Review Film Ada Apa Dengan Cinta 2 - Ada Apa Dengan Cinta menjadi salah satu film yang paling berpengaruh dalam kebangkitan sinema Indonesia. Saya masih ingat hype-nya yang begitu besar, bagaimana antrean panjang di loket bioskop yang menghasilkan 2,7 juta penonton waktu itu, bagaimana setiap adegan, dialognya termasuk soundtrack-nya juga masih terekam jelas di ingatan saya meski nyaris dua setengah dekade terlewati, buat saya dan mungkin banyak penonton yang mencintainya, AADC? itu abadi, dan personal.
Tentu saja banyak yang terjadi setelah 14 tahun, tidak terkecuali dalam dunia AADC sendiri. Cinta (Dian Satrowardoyo) dan gengnya masih menjalin persahabatan mereka sejak SMA kini telah bertransformasi menjadi perempuan-perempuan dewasa yang mapan. Minus Alya (Laudya Cheryl) yang nasibnya akan dijelaskan nanti di filmnya, Cinta, Maura (Titi Kamal), Carmen (Adinia Wirasti), dan Milly (Sissy Priscillia) memutuskan untuk pergi berlibur ke Yogyakarta. Sementara ratusan ribu kilometer jauhnya, Rangga (Nicholas Saputra) masih betah hidup terasing penuh kebimbangan hati di metropolitan New York sampai suatu hari sebuah masalah memaksanya pulang ke Indonesia, ke Yogyakarta tepatnya. Ya, semesta kembali menunjukkan sisi magisnya ketika kembali mempertemukan dua sejoli yang sempat terpisah oleh jarak dan waktu. Banyak pertanyaan berkecamuk untuk dijawab, amarah yang menunggu untuk didinginkan dan sebuah kerinduan memuncak yang menanti untuk dilampiaskan.

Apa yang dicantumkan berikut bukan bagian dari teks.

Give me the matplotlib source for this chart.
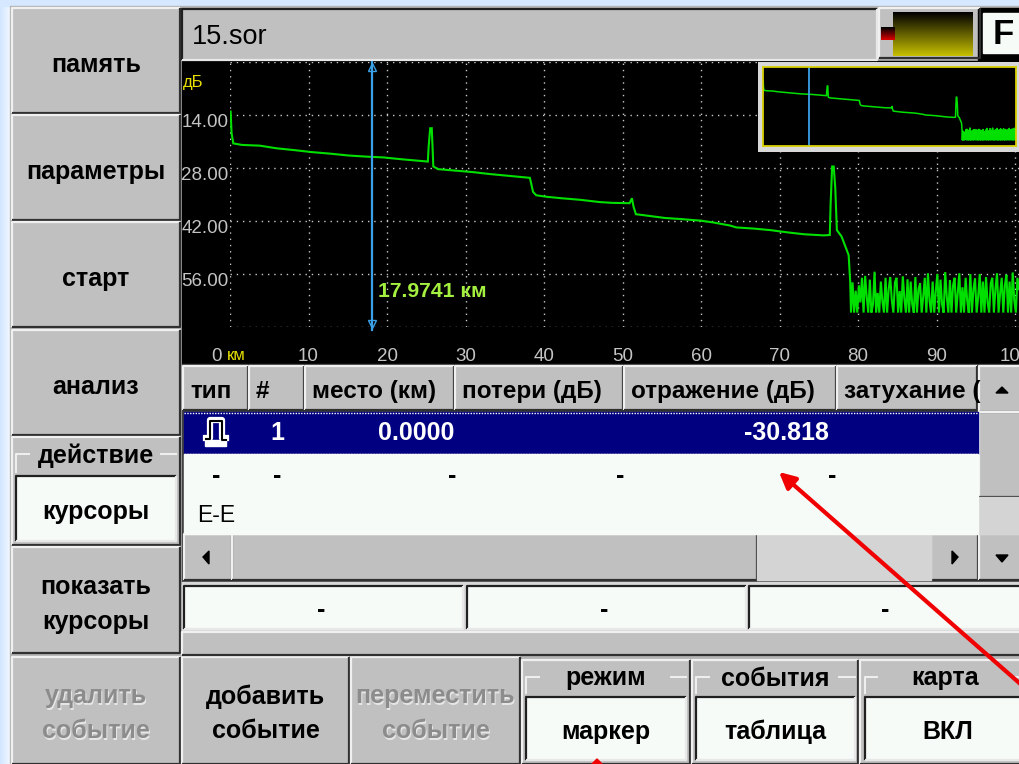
import numpy as np
import matplotlib
matplotlib.use("Agg")
import matplotlib.pyplot as plt
from matplotlib.patches import Rectangle, Polygon
from matplotlib.transforms import ScaledTranslation

# трасса рефлектометра: км / дБ
trace_km = [0.08, 0.2, 0.42, 1.5, 3.8, 5.95, 8.3, 10.4, 12.7, 15.1, 17.4, 19.5, 21.9, 24.2, 25.2, 25.3, 25.5, 25.7,
            25.8, 25.9, 26.5, 28.7, 31.0, 33.1, 35.2, 38.2, 38.6, 39.0, 40.3, 42.3, 44.6, 47.1, 48.6, 50.9, 51.2,
            51.4, 51.7, 53.5, 55.4, 57.5, 59.9, 61.6, 63.7, 64.5, 66.7, 68.8, 71.0, 73.1, 75.6, 76.4, 76.5, 76.7,
            76.9, 77.1, 77.3, 77.9, 78.8, 79.0, 79.1]
trace_db = [13.1, 18.8, 21.5, 21.9, 22.1, 22.8, 23.3, 23.8, 24.2, 24.7, 25.0, 25.2, 25.7, 26.1, 26.3, 22.4, 17.5, 17.5,
            22.4, 27.6, 28.3, 28.7, 29.1, 29.6, 30.0, 30.6, 34.3, 35.2, 35.6, 36.0, 36.4, 37.0, 37.2, 37.3, 36.0,
            38.2, 40.2, 40.7, 41.2, 41.5, 41.9, 42.4, 43.2, 43.7, 44.0, 44.4, 45.0, 45.5, 45.8, 45.7, 37.8, 27.6,
            27.6, 33.4, 44.4, 46.1, 51.0, 58.0, 66.2]
noise_km = [79.3, 79.5, 79.7, 79.9, 80.1, 80.3, 80.5, 80.7, 80.9, 81.1, 81.3, 81.5, 81.7, 81.9, 82.1, 82.3, 82.5, 82.7,
            82.9, 83.1, 83.3, 83.5, 83.7, 83.9, 84.1, 84.3, 84.5, 84.7, 84.9, 85.1, 85.3, 85.5, 85.7, 85.9, 86.1, 86.3,
            86.5, 86.7, 86.9, 87.1, 87.3, 87.5, 87.7, 87.9, 88.1, 88.3, 88.5, 88.7, 88.9, 89.1, 89.3, 89.5, 89.7, 89.9,
            90.1, 90.3, 90.5, 90.7, 90.9, 91.1, 91.3, 91.5, 91.7, 91.9, 92.1, 92.3, 92.5, 92.7, 92.9, 93.1, 93.3, 93.5,
            93.7, 93.9, 94.1, 94.3, 94.5, 94.7, 94.9, 95.1, 95.3, 95.5, 95.7, 95.9, 96.1, 96.3, 96.5, 96.7, 96.9, 97.1,
            97.3, 97.5, 97.7, 97.9, 98.1, 98.3, 98.5, 98.7, 98.9, 99.1, 99.3, 99.5, 99.7, 99.9, 100.1, 100.3, 100.5]
noise_db = [58.2, 66.2, 60.4, 66.2, 59.0, 63.5, 57.0, 66.2, 56.5, 62.0, 66.2, 57.5, 66.2, 64.0, 55.4, 66.2, 61.0, 66.2,
            58.0, 63.2, 66.2, 57.0, 66.2, 60.0, 56.8, 63.0, 66.2, 58.2, 57.0, 66.2, 60.5, 66.2, 56.6, 62.5, 66.2, 57.4,
            66.2, 58.0, 64.0, 66.2, 56.8, 66.2, 60.0, 58.5, 66.2, 62.0, 57.0, 66.2, 55.8, 63.0, 66.2, 58.0, 66.2, 60.5,
            56.0, 66.2, 57.5, 64.0, 66.2, 55.5, 62.0, 66.2, 57.6, 66.2, 59.0, 57.0, 66.2, 61.0, 55.8, 66.2, 59.5, 66.2,
            57.0, 63.0, 66.2, 56.0, 66.2, 60.0, 57.2, 66.2, 62.0, 56.0, 66.2, 58.0, 66.2, 56.8, 63.5, 66.2, 58.5, 57.0,
            66.2, 60.0, 55.8, 66.2, 61.0, 57.0, 66.2, 59.0, 56.2, 66.2, 58.0, 66.2, 55.6, 63.0, 66.2, 57.0, 60.0]
cursor_km = 17.9741
x_ticks = [0, 10, 20, 30, 40, 50, 60, 70, 80, 90, 100]
y_ticks = [0, 14, 28, 42, 56, 70]
y_labels = ["", "14.00", "28.00", "42.00", "56.00", ""]
table_head = ["тип", "#", "место (км)", "потери (дБ)", "отражение (дБ)", "затухание ("]
table_row = ["1", "0.0000", "-30.818"]

W, H = 1019, 764
GRAY = "#c0c0c0"
PAPER = "#f6fbf7"
FONT = "Liberation Sans"

fig = plt.figure(figsize=(W / 100, H / 100), dpi=100)
ui = fig.add_axes([0, 0, 1, 1])
ui.set_xlim(0, W)
ui.set_ylim(H, 0)
ui.axis("off")

# фон слайда
grad = np.linspace(1, 0, 64).reshape(1, -1)
bg = np.zeros((1, 64, 3))
bg[..., 0] = 0.82 + 0.18 * (1 - grad)
bg[..., 1] = 0.90 + 0.10 * (1 - grad)
bg[..., 2] = 1.0
ui.imshow(bg, extent=(0, 14, H, 0), aspect="auto", zorder=0)
ui.add_patch(Rectangle((0, 0), W, 6, color="#d6e8ff", zorder=0))
ui.add_patch(Rectangle((10, 6), W, H, color="#b4b4b4", zorder=0.5))
ui.set_xlim(0, W)
ui.set_ylim(H, 0)


def panel(x0, y0, x1, y1, face=GRAY, raised=True, z=1):
    # прямоугольник с объёмной рамкой
    light, dark = ("#f0f0f0", "#303030") if raised else ("#202020", "#e8e8e8")
    ui.add_patch(Rectangle((x0, y0), x1 - x0, y1 - y0, facecolor=face, edgecolor="none", zorder=z))
    ui.plot([x0, x0, x1], [y1, y0, y0], color=light, lw=1.6, zorder=z + 0.1, solid_capstyle="butt")
    ui.plot([x0, x1, x1], [y1, y1, y0], color=dark, lw=1.6, zorder=z + 0.1, solid_capstyle="butt")


def label(x, y, s, size=18, color="black", weight="bold", ha="center", z=5):
    ui.text(x, y + 1.5, s, fontsize=size, color=color, fontweight=weight, family=FONT, ha=ha, va="center", zorder=z)


def two_lines(x0, x1, y0, top, bottom, disabled=False):
    xc = (x0 + x1) / 2
    if disabled:
        for s, y in ((top, y0 + 38), (bottom, y0 + 73)):
            label(xc + 1, y + 1, s, color="#e6e6e6")
            label(xc, y, s, color="#8c8c8c", z=6)
    else:
        label(xc, y0 + 38, top)
        label(xc, y0 + 73, bottom)


def group(x0, y0, x1, y1, title, value, ix0, iy0, ix1):
    # рамка с заголовком и белым полем значения
    panel(x0, y0, x1, y1)
    ui.plot([ix0, ix0, x0 + 17], [iy0 - 4, y0 + 17, y0 + 17], color="#eeeeee", lw=1.5, zorder=2)
    ui.plot([x1 - 19, ix1], [y0 + 17, y0 + 17], color="#eeeeee", lw=1.5, zorder=2)
    label((x0 + x1) / 2, y0 + 17, title)
    panel(ix0, iy0, ix1, y1 - 4, face=PAPER, raised=False, z=2)
    label((ix0 + ix1) / 2, (iy0 + y1) / 2, value)


# кнопки слева
for (y0, y1, s) in [(8, 113, "память"), (115, 220, "параметры"), (222, 327, "старт"), (330, 435, "анализ")]:
    panel(12, y0, 180, y1)
    label(96, (y0 + y1) / 2 + 3, s)
group(12, 437, 180, 545, "действие", "курсоры", 16, 476, 176)
panel(12, 547, 180, 653)
two_lines(12, 180, 547, "показать", "курсоры")
panel(12, 657, 180, 764)
two_lines(12, 180, 657, "удалить", "событие", disabled=True)

# нижний ряд
panel(182, 657, 349, 764)
two_lines(182, 349, 657, "добавить", "событие")
panel(351, 657, 520, 764)
two_lines(351, 520, 657, "переместить", "событие", disabled=True)
group(522, 660, 690, 764, "режим", "маркер", 526, 697, 686)
group(692, 660, 858, 764, "события", "таблица", 696, 697, 855)
group(860, 660, 1030, 764, "карта", "ВКЛ", 865, 697, 1030)

# заголовок
panel(182, 9, 877, 60, raised=False)
label(192, 36, "15.sor", size=19.5, weight="normal", ha="left")
panel(879, 8, 980, 58)
ygrad = np.linspace(0, 1, 64).reshape(-1, 1, 1) * np.array([0.78, 0.75, 0.0]).reshape(1, 1, 3)
ui.imshow(ygrad, extent=(893, 973, 56, 12), aspect="auto", zorder=2)
ui.set_xlim(0, W)
ui.set_ylim(H, 0)
rgrad = np.linspace(0, 1, 16).reshape(-1, 1, 1) * np.array([0.85, 0.0, 0.0]).reshape(1, 1, 3)
ui.imshow(rgrad, extent=(881, 895, 40, 27), aspect="auto", zorder=3)
ui.set_xlim(0, W)
ui.set_ylim(H, 0)
ui.add_patch(Rectangle((978, 8), 45, 52, color="black", zorder=1))
ui.add_patch(Rectangle((983, 13), 40, 40, color=PAPER, zorder=1.5))
label(1003, 33, "F", size=25)

# чёрная область графика
ui.add_patch(Rectangle((182, 61), W - 182, 303, color="black", zorder=1))


def px_axes(x0, y0, x1, y1):
    return fig.add_axes([x0 / W, 1 - y1 / H, (x1 - x0) / W, (y1 - y0) / H])


ax = px_axes(230, 62, 1019, 327)
ax.set_facecolor("black")
ax.patch.set_alpha(0)
ax.set_xlim(0, 100.5)
ax.set_ylim(70, 0)
ax.set_xticks(x_ticks)
ax.set_yticks(y_ticks)
ax.set_xticklabels([str(t) for t in x_ticks])
ax.set_yticklabels(y_labels)
ax.tick_params(length=0, colors="#c4c4c4", labelsize=13.5)
ax.tick_params(axis="x", pad=15)
ax.tick_params(axis="y", pad=1)
for t in ax.get_xticklabels() + ax.get_yticklabels():
    t.set_family(FONT)
    t.set_clip_on(False)
# подписи оси дБ чуть ниже линий сетки, "0" левее оси
for t in ax.get_yticklabels():
    t.set_transform(t.get_transform() + ScaledTranslation(0, -0.055, fig.dpi_scale_trans))
first = ax.get_xticklabels()[0]
first.set_transform(first.get_transform() + ScaledTranslation(-0.14, 0, fig.dpi_scale_trans))
ax.grid(True, color="#c8c8c8", linestyle=(0, (1, 3.5)), linewidth=1)
for s in ax.spines.values():
    s.set_visible(False)
ax.plot(trace_km + noise_km, trace_db + noise_db, color="#00e000", lw=1.5, solid_joinstyle="miter", zorder=3)
ax.plot([cursor_km + 0.12] * 2, [0, 70.8], color="#3aa0e8", lw=1.6, clip_on=False, zorder=4)
ax.plot([cursor_km + 0.12], [1.3], marker="^", ms=6, mfc="none", mec="#3aa0e8", clip_on=False, zorder=4)
ax.plot([cursor_km + 0.12], [69.2], marker="v", ms=6, mfc="none", mec="#3aa0e8", clip_on=False, zorder=4)
ax.text(18.8, 60.6, f"{cursor_km:.4f} км", color="#a4f040", fontsize=15.2, fontweight="bold", family=FONT, va="center")
ax.text(-0.4, 77.4, "км", color="#e8e000", fontsize=12, family=FONT, ha="left", va="center", clip_on=False)
ax.text(-6.0, 5.5, "дБ", color="#e8e000", fontsize=12, family=FONT, ha="left", va="center", clip_on=False)

# миникарта
frame = px_axes(758, 62, 1019, 152)
frame.set_xticks([])
frame.set_yticks([])
frame.set_facecolor("#d8d8d8")
for s in frame.spines.values():
    s.set_visible(False)
inset = px_axes(763, 67, 1016, 146)
inset.set_facecolor("black")
inset.set_xlim(0, 100.4)
inset.set_ylim(71.6, 0.5)
inset.set_xticks([])
inset.set_yticks([])
for s in inset.spines.values():
    s.set_color("#d8d000")
    s.set_linewidth(1.3)
inset.plot(trace_km + noise_km, trace_db + noise_db, color="#00e000", lw=1.1)
inset.axvline(cursor_km + 0.2, color="#3aa0e8", lw=1.3)

# таблица
ui.add_patch(Rectangle((182, 364), W - 182, 220, color="#404040", zorder=1))
col_edges = [183, 249, 305, 455, 624, 837, 978]
for i, s in enumerate(table_head):
    panel(col_edges[i], 366, col_edges[i + 1] - 1, 410)
    label(col_edges[i] + 7, 390, s, size=17.5, ha="left", z=3)
ui.add_patch(Rectangle((184, 412), 794, 42, color="#000080", zorder=2))
ui.add_patch(Rectangle((184, 454), 794, 80, color=PAPER, zorder=2))
ui.plot([184, 978], [412.5, 412.5], color="white", lw=1, linestyle=(0, (1, 1)), zorder=3)
ui.plot([184, 978], [453.5, 453.5], color="white", lw=1, linestyle=(0, (1, 1)), zorder=3)
# значок отражения
ui.add_patch(Rectangle((205, 440), 21, 6, color="white", zorder=3))
ui.plot([206, 210, 210, 222, 222, 226], [438, 438, 420, 420, 438, 438], color="white", lw=4.5, zorder=3)
ui.plot([206, 210, 210, 222, 222, 226], [439, 439, 421, 421, 440, 440], color="black", lw=1.5, zorder=4)
label(277, 431, table_row[0], color="white")
label(454, 431, table_row[1], color="white", ha="right")
label(829, 431, table_row[2], color="white", ha="right")
for x, s in [(216, "-"), (277, "-"), (452, "-"), (620, "-"), (832, "-")]:
    label(x, 475, s)
label(197, 514, "E-E", size=16.5, weight="normal", ha="left")

# прокрутка
panel(184, 534, 232, 580)
panel(232, 534, 757, 580)
ui.add_patch(Rectangle((757, 533), 174, 47, color="#d4d4d4", zorder=1.5))
panel(931, 534, 978, 580)
panel(979, 366, 1025, 412)
panel(979, 412, 1025, 497)
ui.add_patch(Rectangle((979, 497), 40, 37, color="#d4d4d4", zorder=1.5))
panel(979, 534, 1025, 580)
ui.add_patch(Polygon([(203, 557), (209, 551), (209, 564)], color="black", zorder=3))
ui.add_patch(Polygon([(958, 557), (952, 551), (952, 564)], color="black", zorder=3))
ui.add_patch(Polygon([(1002, 387), (996, 393), (1008, 393)], color="black", zorder=3))
ui.add_patch(Polygon([(1002, 562), (996, 555), (1008, 555)], color="black", zorder=3))

# поля курсоров
ui.add_patch(Rectangle((182, 582), W - 182, 50, color="#d8d8d8", zorder=1))
for x0, x1 in [(184, 463), (467, 746), (749, 1025)]:
    panel(x0, 586, x1, 629, face=PAPER, raised=False)
    label((x0 + x1) / 2 - 2, 609, "-")
panel(182, 632, 1025, 655)

# красные стрелки поверх
ui.annotate("", xy=(779, 472), xytext=(1025, 688), zorder=10,
            arrowprops=dict(arrowstyle="-|>", color="#f00000", lw=3, mutation_scale=24, shrinkA=0, shrinkB=0))
ui.add_patch(Polygon([(597, 759), (590, 766), (604, 766)], color="#f00000", zorder=10))

fig.savefig("out.png", dpi=100)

Jujur, AADC2 ini sebenarnya bukan jenis film yang kita harapkan kelanjutannya, bagi saya semua sudah jelas 14 tahun silam ketika Rangga berjanji kepada Cinta untuk kembali setelah satu purnama. Buat saya meski menjadi fans film pertamanya, AADC 2 jelas bukan film yang wajib ada, ini tidak lain sebagai wujud fans service dari seorang Mira Lesmana untuk menyenangkan para penggemar AADC? yang hingga kini masih sama antusiasnya ketika mereka mengantre tiket dulu. AADC 2 sendiri menurut saya lebih memfokuskan dirinya sebagai tontonan nostalgia yang hanya bekerja baik buat mereka yang mencintai film pertamanya.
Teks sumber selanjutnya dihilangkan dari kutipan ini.